Hong Kong’s securities regulator has banned a former licensed representative of China Tonghai Securities Limited from re-entering the industry for 18 months after he was convicted of conducting unauthorized trades from clients’ accounts.
The SFC’s investigation found that on several occasions between June 2019 and March 2020, Poon Choi Yung had placed 1,002 trades involving six clients’ accounts without obtaining the proper authorization.
Furthermore, the account manager did not report the unauthorised transactions to his company and failed to keep a proper record of the clients’ instructions, which were sent to him.
Tonghai’s records showed that these clients had never signed discretionary authority to authorize Poon to operate the accounts.

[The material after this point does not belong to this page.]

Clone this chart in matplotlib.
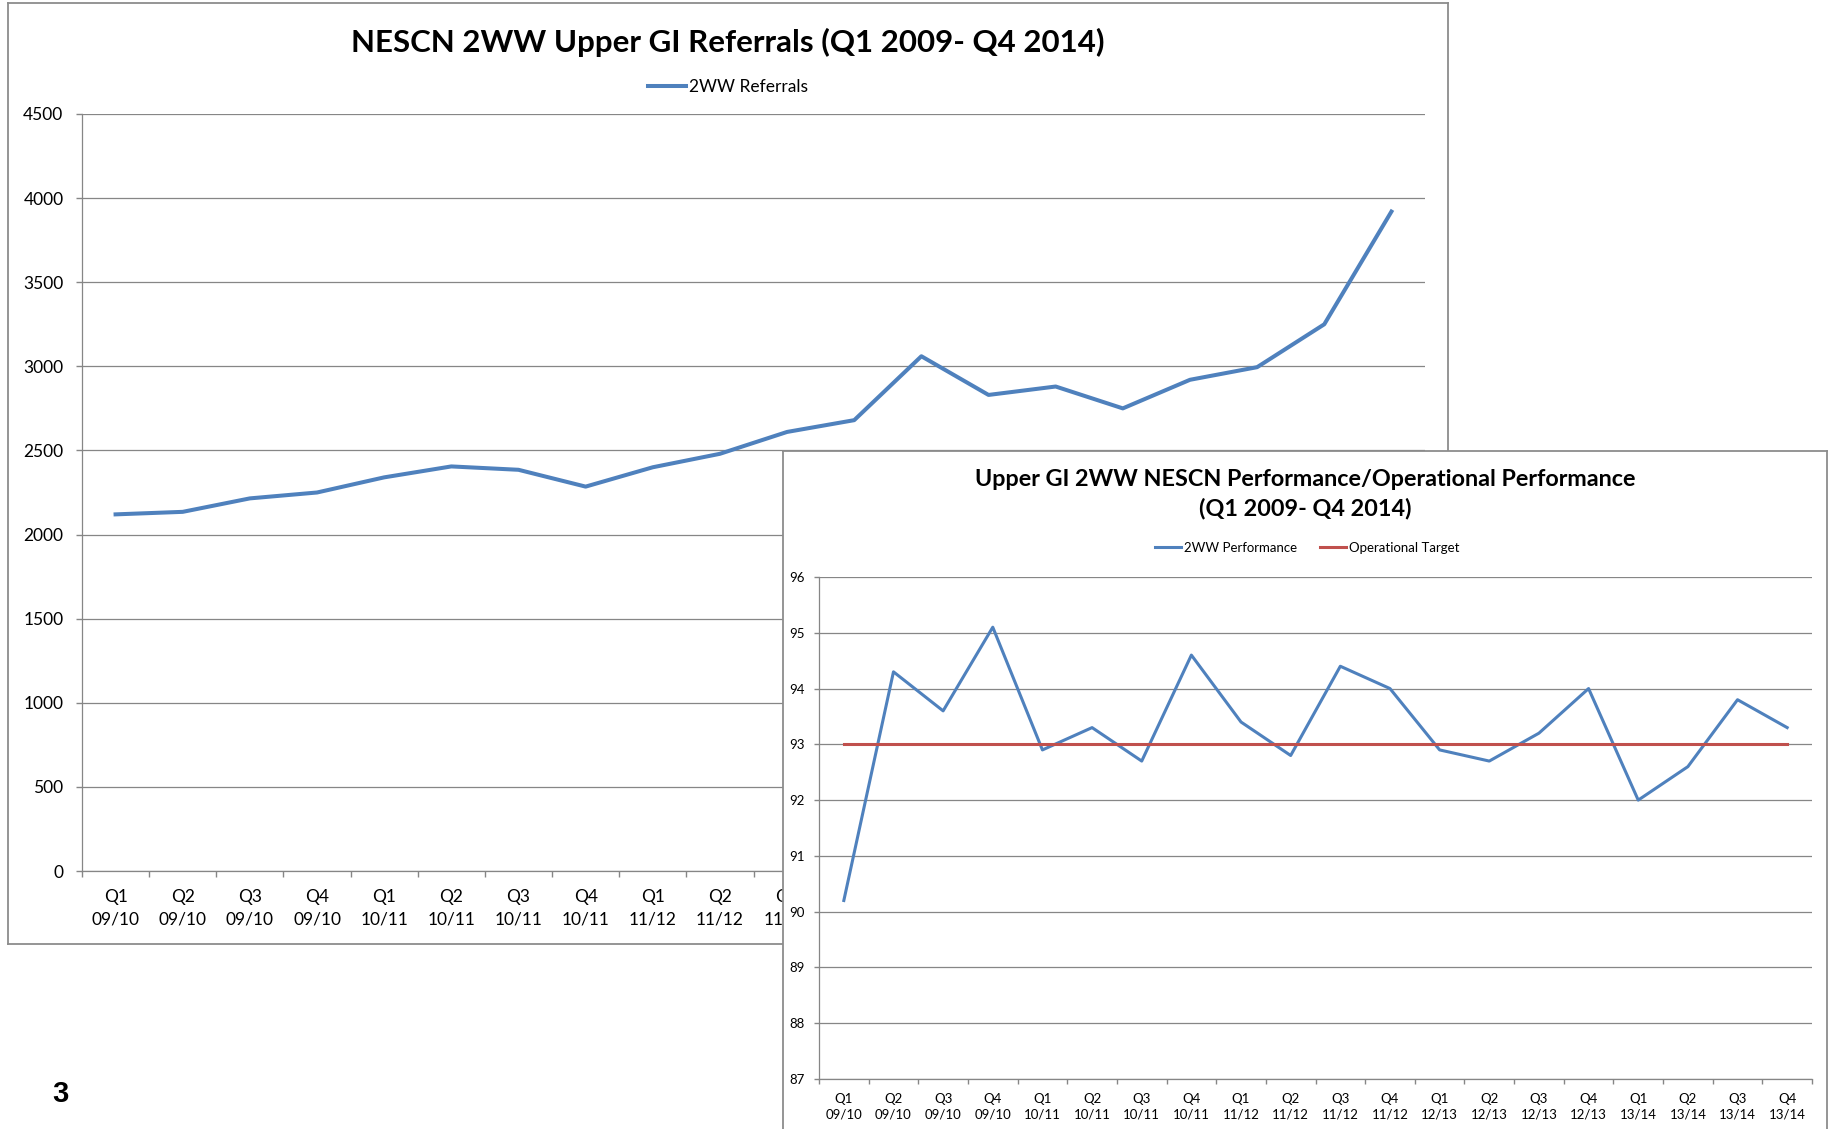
import matplotlib
matplotlib.use('Agg')
import matplotlib.pyplot as plt
from matplotlib.ticker import FixedLocator, NullFormatter

plt.rcParams['font.family'] = ['Lato', 'DejaVu Sans']

# quarter labels shared by both charts
quarters = ['Q1\n09/10', 'Q2\n09/10', 'Q3\n09/10', 'Q4\n09/10',
            'Q1\n10/11', 'Q2\n10/11', 'Q3\n10/11', 'Q4\n10/11',
            'Q1\n11/12', 'Q2\n11/12', 'Q3\n11/12', 'Q4\n11/12',
            'Q1\n12/13', 'Q2\n12/13', 'Q3\n12/13', 'Q4\n12/13',
            'Q1\n13/14', 'Q2\n13/14', 'Q3\n13/14', 'Q4\n13/14']

referrals = [2120, 2135, 2215, 2250, 2340, 2405, 2385, 2285, 2400, 2480,
             2610, 2680, 3060, 2830, 2880, 2750, 2920, 2995, 3250, 3920]

performance = [90.2, 94.3, 93.6, 95.1, 92.9, 93.3, 92.7, 94.6, 93.4, 92.8,
               94.4, 94.0, 92.9, 92.7, 93.2, 94.0, 92.0, 92.6, 93.8, 93.3]
target = [93] * len(quarters)

W, H = 1829, 1129
GREY = '#868686'
BLUE = '#4F81BD'
RED = '#C0504D'

fig = plt.figure(figsize=(W / 100, H / 100), dpi=100)
fig.patch.set_facecolor('white')


def box(x0, y0, x1, y1):
    # pixel box (top-left origin) -> figure fraction rect
    return [x0 / W, 1 - y1 / H, (x1 - x0) / W, (y1 - y0) / H]


def frame(rect, z):
    f = fig.add_axes(rect, zorder=z)
    f.set_xticks([])
    f.set_yticks([])
    for s in f.spines.values():
        s.set_color('#8c8c8c')
        s.set_linewidth(1.3)
    f.set_facecolor('white')
    return f


def style_axis(ax, n, fs, tick_len, ypad, xpad, lsp):
    ax.set_xlim(-0.5, n - 0.5)
    ax.xaxis.set_major_locator(FixedLocator([i - 0.5 for i in range(n + 1)]))
    ax.xaxis.set_major_formatter(NullFormatter())
    ax.xaxis.set_minor_locator(FixedLocator(range(n)))
    ax.set_xticklabels(quarters, minor=True, fontsize=fs, linespacing=lsp)
    ax.tick_params(axis='x', which='major', length=tick_len, color=GREY, width=1)
    ax.tick_params(axis='x', which='minor', length=0, pad=xpad)
    ax.tick_params(axis='y', length=tick_len, color=GREY, width=1, labelsize=fs, pad=ypad)
    ax.grid(axis='y', color=GREY, linewidth=0.9)
    ax.set_axisbelow(True)
    for s in ['top', 'right']:
        ax.spines[s].set_visible(False)
    for s in ['left', 'bottom']:
        ax.spines[s].set_color(GREY)
        ax.spines[s].set_linewidth(0.9)


# ---- chart 1: referrals ----
frame(box(8, 3, 1448, 944), 0)
ax1 = fig.add_axes(box(82, 114, 1425, 871), zorder=1)
ax1.set_facecolor('none')
ax1.plot(range(len(referrals)), referrals, color=BLUE, linewidth=2.9,
         label='2WW Referrals')
ax1.set_ylim(0, 4500)
ax1.set_yticks(range(0, 4501, 500))
style_axis(ax1, len(quarters), 12.5, 4.3, 9, 13, 1.5)
fig.text(728 / W, 1 - 42 / H, 'NESCN 2WW Upper GI Referrals (Q1 2009- Q4 2014)',
         ha='center', va='center', fontsize=22.5, fontweight='bold')
ax1.legend(loc='center', bbox_to_anchor=(728 / W, 1 - 87 / H),
           bbox_transform=fig.transFigure, frameon=False, fontsize=12.5,
           handlelength=2.2, handletextpad=0.2)

# ---- chart 2: performance ----
frame(box(783, 451, 1827, 1135), 2)
ax2 = fig.add_axes(box(819, 577, 1812, 1079), zorder=3)
ax2.set_facecolor('none')
ax2.plot(range(len(performance)), performance, color=BLUE, linewidth=2.2,
         label='2WW Performance')
ax2.plot(range(len(target)), target, color=RED, linewidth=2.2,
         label='Operational Target')
ax2.set_ylim(87, 96)
ax2.set_yticks(range(87, 97))
style_axis(ax2, len(quarters), 9.5, 3.6, 6.5, 10, 1.4)
fig.text(1305 / W, 1 - 494 / H,
         'Upper GI 2WW NESCN Performance/Operational Performance\n(Q1 2009- Q4 2014)',
         ha='center', va='center', fontsize=16.8, fontweight='bold', linespacing=1.4,
         zorder=4)
ax2.legend(loc='center', bbox_to_anchor=(1307 / W, 1 - 548 / H),
           bbox_transform=fig.transFigure, frameon=False, fontsize=9.5, ncol=2,
           handlelength=2.0, handletextpad=0.2, columnspacing=1.7)

# page number
fig.text(60 / W, 1 - 1094 / H, '3', ha='center', va='center', fontsize=21,
         fontweight='bold', family=['Liberation Sans', 'DejaVu Sans'])

fig.savefig('out.png', dpi=100, facecolor='white')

And when the company’s compliance department asked him to establish three clients’ financial situations and investment experience during account opening, the former executive failed to either contact or follow up on the matter with the clients.
Poon acted contrary to the internal policy of his company whilst his conduct also fell short of the standard set out in the Code of Conduct, casting doubt on his fitness to be licensed, the SFC said.
SFC hits Citigroup’s local unit with a hefty fine
The violation occurred while he was a registered representative with SFC under the Securities and Futures Ordinance to carry on Type 1 (dealing in securities) and Type 2 (dealing in futures contracts) regulated activities and accredited to China Tonghai Securities. Following the regulator’s decision, Poon is no longer licensed by the SFC nor registered with the Hong Kong Monetary Authority.
The watchdog further stated that he did not act in the best interests of his clients when he conducted the unauthorised trades in their accounts without permission, breaching the General Principal 2 and paragraph 7.1 of the Code of Conduct.
Hong Kong’s watchdog had recently fined Citigroup’s local unit $45 million for serious lapses and deficiencies in its cash equities business from 2008 to 2018. The review looked into interactions with clients on transactions where Citi acted in a principal capacity, rather than just broking a transaction between different parties.
Further, the watchdog has launched disciplinary proceedings against some former senior managers at the bank, but it didn’t reveal their identity nor how many people were involved.
Since 2014, the local unit of Citigroup, the third-largest US bank by assets, had failed to identify and rectify the failures in its internal controls until the misconduct was discovered during an SFC on-site inspection in late 2018.
In that year, Citigroup’s Hong Kong trading desk fired eight traders and suspended three others after an internal investigation found that they had misled clients. The firing come in the wake of several investigations by the SFC, which found that Citi traders had taken the other side of client trades using the bank’s own balance sheet. The practice had effectively made Citigroup’s facilitation desk a principal in the trades, when the clients were told their trades would be executed on an agency basis, matching orders with those of other clients.